◆ Exercise description ◆
Can you copy out the data exactly? Leave the images out.

◆ Source excerpt ◆
++++++++++++++++++++

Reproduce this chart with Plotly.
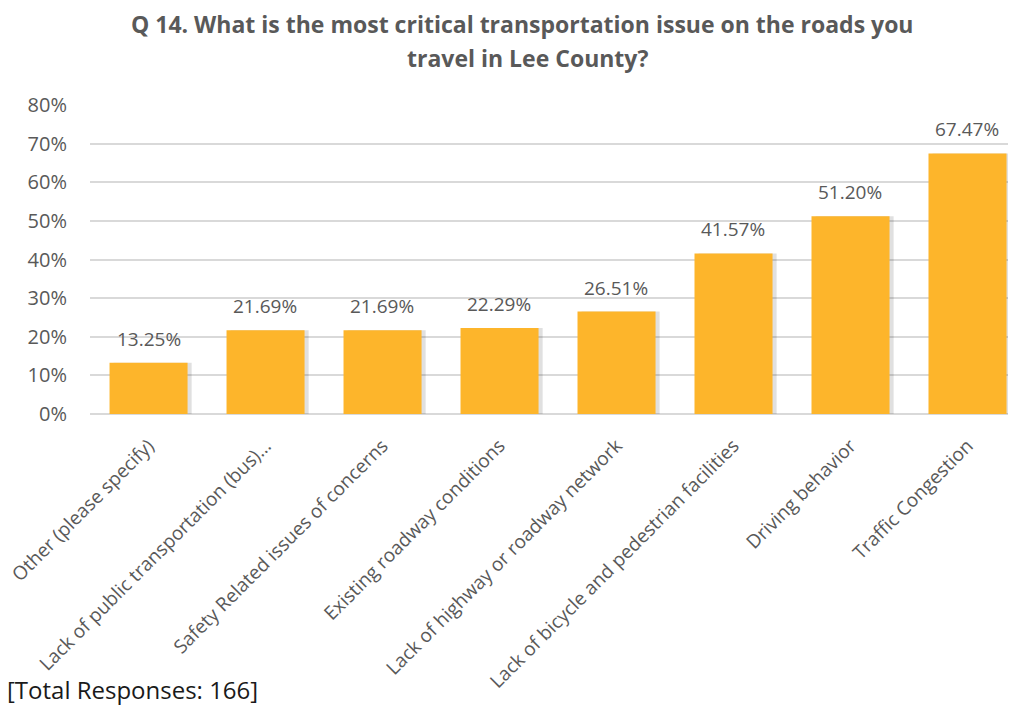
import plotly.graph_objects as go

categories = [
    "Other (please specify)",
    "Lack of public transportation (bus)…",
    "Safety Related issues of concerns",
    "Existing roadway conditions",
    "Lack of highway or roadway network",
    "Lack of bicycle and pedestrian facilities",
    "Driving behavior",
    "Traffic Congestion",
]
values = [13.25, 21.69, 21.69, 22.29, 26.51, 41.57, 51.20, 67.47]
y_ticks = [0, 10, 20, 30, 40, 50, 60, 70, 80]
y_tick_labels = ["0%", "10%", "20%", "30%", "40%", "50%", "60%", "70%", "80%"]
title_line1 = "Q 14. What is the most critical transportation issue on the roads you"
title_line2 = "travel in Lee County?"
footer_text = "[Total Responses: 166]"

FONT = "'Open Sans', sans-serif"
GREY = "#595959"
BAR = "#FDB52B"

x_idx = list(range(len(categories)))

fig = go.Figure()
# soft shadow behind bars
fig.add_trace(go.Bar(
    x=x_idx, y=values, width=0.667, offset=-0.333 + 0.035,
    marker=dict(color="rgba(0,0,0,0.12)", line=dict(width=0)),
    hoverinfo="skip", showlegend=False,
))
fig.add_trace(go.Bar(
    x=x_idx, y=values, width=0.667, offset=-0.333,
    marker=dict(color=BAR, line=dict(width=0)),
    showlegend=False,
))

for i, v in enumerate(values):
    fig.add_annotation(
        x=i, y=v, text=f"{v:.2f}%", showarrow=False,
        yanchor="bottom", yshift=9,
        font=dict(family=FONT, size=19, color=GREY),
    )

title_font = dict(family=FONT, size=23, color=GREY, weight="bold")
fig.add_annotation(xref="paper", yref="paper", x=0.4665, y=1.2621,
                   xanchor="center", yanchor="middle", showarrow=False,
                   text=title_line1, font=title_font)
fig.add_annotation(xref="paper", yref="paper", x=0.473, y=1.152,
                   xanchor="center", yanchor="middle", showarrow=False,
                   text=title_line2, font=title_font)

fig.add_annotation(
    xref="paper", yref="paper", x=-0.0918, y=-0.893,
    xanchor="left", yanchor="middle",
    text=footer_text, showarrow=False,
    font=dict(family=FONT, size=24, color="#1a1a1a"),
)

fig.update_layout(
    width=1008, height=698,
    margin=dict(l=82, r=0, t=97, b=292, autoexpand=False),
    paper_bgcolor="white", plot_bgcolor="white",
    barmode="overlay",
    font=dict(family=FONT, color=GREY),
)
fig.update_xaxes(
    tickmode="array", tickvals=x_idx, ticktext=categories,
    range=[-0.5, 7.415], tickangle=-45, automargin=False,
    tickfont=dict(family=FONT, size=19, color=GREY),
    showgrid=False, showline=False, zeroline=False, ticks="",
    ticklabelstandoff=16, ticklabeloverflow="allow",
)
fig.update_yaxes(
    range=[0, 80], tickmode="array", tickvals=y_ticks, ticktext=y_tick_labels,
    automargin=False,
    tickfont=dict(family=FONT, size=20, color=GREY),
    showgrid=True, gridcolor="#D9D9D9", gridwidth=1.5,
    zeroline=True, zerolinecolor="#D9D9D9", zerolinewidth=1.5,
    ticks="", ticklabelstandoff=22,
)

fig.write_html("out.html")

++++++++++++++++++++

◆ Answer to the task ◆
Reproduce this chart with Plotly.
import plotly.graph_objects as go

categories = [
    "Other (please specify)",
    "Lack of public transportation (bus)…",
    "Safety Related issues of concerns",
    "Existing roadway conditions",
    "Lack of highway or roadway network",
    "Lack of bicycle and pedestrian facilities",
    "Driving behavior",
    "Traffic Congestion",
]
values = [13.25, 21.69, 21.69, 22.29, 26.51, 41.57, 51.20, 67.47]
y_ticks = [0, 10, 20, 30, 40, 50, 60, 70, 80]
y_tick_labels = ["0%", "10%", "20%", "30%", "40%", "50%", "60%", "70%", "80%"]
title_line1 = "Q 14. What is the most critical transportation issue on the roads you"
title_line2 = "travel in Lee County?"
footer_text = "[Total Responses: 166]"

FONT = "'Open Sans', sans-serif"
GREY = "#595959"
BAR = "#FDB52B"

x_idx = list(range(len(categories)))

fig = go.Figure()
# soft shadow behind bars
fig.add_trace(go.Bar(
    x=x_idx, y=values, width=0.667, offset=-0.333 + 0.035,
    marker=dict(color="rgba(0,0,0,0.12)", line=dict(width=0)),
    hoverinfo="skip", showlegend=False,
))
fig.add_trace(go.Bar(
    x=x_idx, y=values, width=0.667, offset=-0.333,
    marker=dict(color=BAR, line=dict(width=0)),
    showlegend=False,
))

for i, v in enumerate(values):
    fig.add_annotation(
        x=i, y=v, text=f"{v:.2f}%", showarrow=False,
        yanchor="bottom", yshift=9,
        font=dict(family=FONT, size=19, color=GREY),
    )

title_font = dict(family=FONT, size=23, color=GREY, weight="bold")
fig.add_annotation(xref="paper", yref="paper", x=0.4665, y=1.2621,
                   xanchor="center", yanchor="middle", showarrow=False,
                   text=title_line1, font=title_font)
fig.add_annotation(xref="paper", yref="paper", x=0.473, y=1.152,
                   xanchor="center", yanchor="middle", showarrow=False,
                   text=title_line2, font=title_font)

fig.add_annotation(
    xref="paper", yref="paper", x=-0.0918, y=-0.893,
    xanchor="left", yanchor="middle",
    text=footer_text, showarrow=False,
    font=dict(family=FONT, size=24, color="#1a1a1a"),
)

fig.update_layout(
    width=1008, height=698,
    margin=dict(l=82, r=0, t=97, b=292, autoexpand=False),
    paper_bgcolor="white", plot_bgcolor="white",
    barmode="overlay",
    font=dict(family=FONT, color=GREY),
)
fig.update_xaxes(
    tickmode="array", tickvals=x_idx, ticktext=categories,
    range=[-0.5, 7.415], tickangle=-45, automargin=False,
    tickfont=dict(family=FONT, size=19, color=GREY),
    showgrid=False, showline=False, zeroline=False, ticks="",
    ticklabelstandoff=16, ticklabeloverflow="allow",
)
fig.update_yaxes(
    range=[0, 80], tickmode="array", tickvals=y_ticks, ticktext=y_tick_labels,
    automargin=False,
    tickfont=dict(family=FONT, size=20, color=GREY),
    showgrid=True, gridcolor="#D9D9D9", gridwidth=1.5,
    zeroline=True, zerolinecolor="#D9D9D9", zerolinewidth=1.5,
    ticks="", ticklabelstandoff=22,
)

fig.write_html("out.html")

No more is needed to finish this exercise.